MATERIAL FOR THE TASK —
>>>>

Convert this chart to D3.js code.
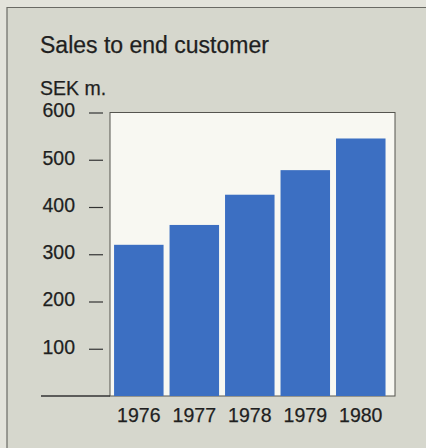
<!DOCTYPE html>
<html>
<head>
<meta charset="utf-8">
<script src="https://cdn.jsdelivr.net/npm/d3@7"></script>
<style>
  html, body { margin: 0; padding: 0; background: #e3e3db; }
  svg { display: block; }
</style>
</head>
<body>
<svg id="chart" width="426" height="448"></svg>
<script>
// Sales to end customer, SEK millions
const years = ["1976", "1977", "1978", "1979", "1980"];
const sales = [320, 362, 426, 478, 545];
const tickValues = [100, 200, 300, 400, 500, 600];

const svg = d3.select("#chart");
const font = "'Liberation Sans', Arial, Helvetica, sans-serif";
const ink = "#1f1f1f";

// panel background
svg.append("rect")
  .attr("x", 7).attr("y", 7).attr("width", 426).attr("height", 448)
  .attr("fill", "#d6d7cd");
svg.append("line")
  .attr("x1", 7).attr("x2", 426).attr("y1", 7.5).attr("y2", 7.5)
  .attr("stroke", "#6a6a64").attr("stroke-width", 1.2);
svg.append("line")
  .attr("x1", 7).attr("x2", 7).attr("y1", 7).attr("y2", 448)
  .attr("stroke", "#6a6a64").attr("stroke-width", 1.2);

const plot = { left: 110, right: 395, top: 112.5, bottom: 396 };

const x = d3.scaleBand()
  .domain(years)
  .range([plot.left, plot.right])
  .paddingInner(0.108)
  .paddingOuter(0.122)
  .align(0.3);

const y = d3.scaleLinear()
  .domain([0, 600])
  .range([plot.bottom, plot.top]);

// plot area
svg.append("rect")
  .attr("x", plot.left).attr("y", plot.top)
  .attr("width", plot.right - plot.left).attr("height", plot.bottom - plot.top)
  .attr("fill", "#f8f8f2")
  .attr("stroke", "#55554f").attr("stroke-width", 1);

// bars
svg.append("g").selectAll("rect")
  .data(years.map((yr, i) => ({ yr, v: sales[i] })))
  .join("rect")
  .attr("x", d => x(d.yr))
  .attr("y", d => y(d.v))
  .attr("width", x.bandwidth())
  .attr("height", d => y(0) - y(d.v))
  .attr("fill", "#3c6fc2");

// y axis: labels with short dashes to the left of the plot
const yAxis = d3.axisLeft(y)
  .tickValues(tickValues)
  .tickSize(14)
  .tickPadding(14)
  .tickFormat(d3.format("d"));
const gy = svg.append("g")
  .attr("transform", `translate(${plot.left - 7},0)`)
  .call(yAxis);
gy.select(".domain").remove();
gy.selectAll(".tick line").attr("stroke", "#333").attr("stroke-width", 1.2);
gy.selectAll(".tick text")
  .attr("fill", ink)
  .attr("stroke", ink).attr("stroke-width", 0.25)
  .attr("dy", "0.22em")
  .style("font-family", font)
  .style("font-size", "19.5px");

// baseline extending left of the plot
svg.append("line")
  .attr("x1", 41).attr("x2", plot.left)
  .attr("y1", y(0)).attr("y2", y(0))
  .attr("stroke", "#333").attr("stroke-width", 1.4);

// x axis year labels
const xAxis = d3.axisBottom(x).tickSize(0).tickPadding(12);
const gx = svg.append("g")
  .attr("transform", `translate(0,${plot.bottom})`)
  .call(xAxis);
gx.select(".domain").remove();
gx.selectAll(".tick text")
  .attr("fill", ink)
  .attr("stroke", ink).attr("stroke-width", 0.25)
  .style("font-family", font)
  .style("font-size", "19.5px");

// title and unit
svg.append("text")
  .attr("x", 40).attr("y", 53)
  .attr("fill", ink)
  .attr("stroke", ink).attr("stroke-width", 0.25)
  .style("font-family", font)
  .style("font-size", "23px")
  .text("Sales to end customer");
svg.append("text")
  .attr("x", 40).attr("y", 94.5)
  .attr("fill", ink)
  .attr("stroke", ink).attr("stroke-width", 0.25)
  .style("font-family", font)
  .style("font-size", "19.5px")
  .text("SEK m.");
</script>
</body>
</html>
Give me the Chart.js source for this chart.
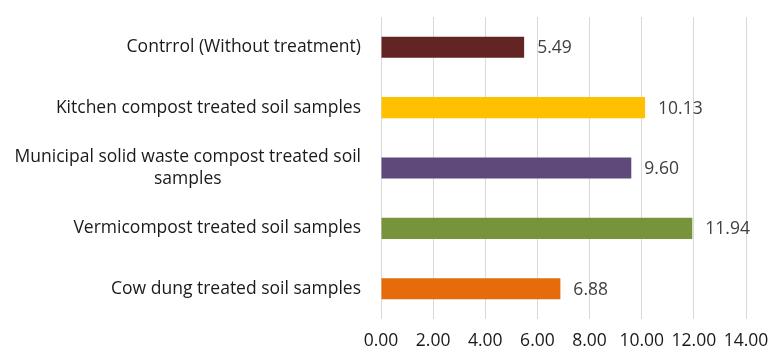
<!DOCTYPE html>
<html>
<head>
<meta charset="utf-8">
<script src="https://cdn.jsdelivr.net/npm/chart.js@4/dist/chart.umd.min.js"></script>
<style>
  html, body { margin: 0; padding: 0; background: #fff; }
  #wrap { width: 770px; height: 352px; position: relative; }
</style>
</head>
<body>
<div id="wrap"><canvas id="c"></canvas></div>
<script>
const categories = [
  'Contrrol (Without treatment)',
  'Kitchen compost treated soil samples',
  ['Municipal solid waste compost treated soil', 'samples'],
  'Vermicompost treated soil samples',
  'Cow dung treated soil samples',
];
const values = [5.49, 10.13, 9.60, 11.94, 6.88];
const barColors = ['#632523', '#FFC000', '#5F497A', '#77933C', '#E46C0A'];
const xTicks = [0, 2, 4, 6, 8, 10, 12, 14];

const FONT = '"Open Sans", Lato, sans-serif';
const FSIZE = 17.5;
const TEXT = '#404040';

// category labels: each wrapped block is centred on itself, block right-aligned to the axis
const catLabels = {
  id: 'catLabels',
  afterDraw(chart) {
    const { ctx, chartArea, scales: { y } } = chart;
    ctx.save();
    ctx.font = FSIZE + 'px ' + FONT;
    ctx.fillStyle = '#1a1a1a';
    ctx.textAlign = 'center';
    ctx.textBaseline = 'middle';
    categories.forEach((lab, i) => {
      const lines = Array.isArray(lab) ? lab : [lab];
      const w = Math.max(...lines.map(l => ctx.measureText(l).width));
      const cx = chartArea.left - 20 - w / 2;
      const cy = y.getPixelForValue(i);
      const lh = 22;
      lines.forEach((l, k) => {
        ctx.fillText(l, cx, cy + (k - (lines.length - 1) / 2) * lh);
      });
    });
    ctx.restore();
  }
};

// value text just past the end of each bar
const valueLabels = {
  id: 'valueLabels',
  afterDatasetsDraw(chart) {
    const { ctx } = chart;
    const meta = chart.getDatasetMeta(0);
    ctx.save();
    ctx.font = FSIZE + 'px ' + FONT;
    ctx.fillStyle = TEXT;
    ctx.textAlign = 'left';
    ctx.textBaseline = 'middle';
    meta.data.forEach((bar, i) => {
      ctx.fillText(values[i].toFixed(2), bar.x + 13, bar.y + 1);
    });
    ctx.restore();
  }
};

new Chart(document.getElementById('c'), {
  type: 'bar',
  data: {
    labels: categories,
    datasets: [{
      data: values,
      backgroundColor: barColors,
      borderWidth: 0,
      barPercentage: 0.7,
      categoryPercentage: 0.5,
    }],
  },
  options: {
    indexAxis: 'y',
    responsive: true,
    maintainAspectRatio: false,
    animation: false,
    layout: { padding: { top: 17, right: 24, bottom: 0, left: 0 } },
    plugins: { legend: { display: false }, tooltip: { enabled: false } },
    scales: {
      x: {
        min: 0,
        max: 14,
        afterBuildTicks: axis => { axis.ticks = xTicks.map(v => ({ value: v })); },
        afterFit: axis => {
          axis.height = 33;
          axis.paddingLeft = 0;
          axis.paddingRight = 0;
        },
        grid: { color: '#d9d9d9', lineWidth: 1, drawTicks: false },
        border: { display: false },
        ticks: {
          padding: 12,
          maxRotation: 0,
          color: '#1a1a1a',
          font: { family: FONT, size: FSIZE },
          callback: v => Number(v).toFixed(2),
        },
      },
      y: {
        grid: { display: false },
        border: { display: false },
        ticks: { display: false },
        afterFit: axis => { axis.width = 381; },
      },
    },
  },
  plugins: [catLabels, valueLabels],
});
</script>
</body>
</html>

<<<<

INSTRUCTIONS FOR THE TASK — Only lines with the word "this" should be collected from the material.

THE COMPLETED TASK —
Convert this chart to D3.js code.
Give me the Chart.js source for this chart.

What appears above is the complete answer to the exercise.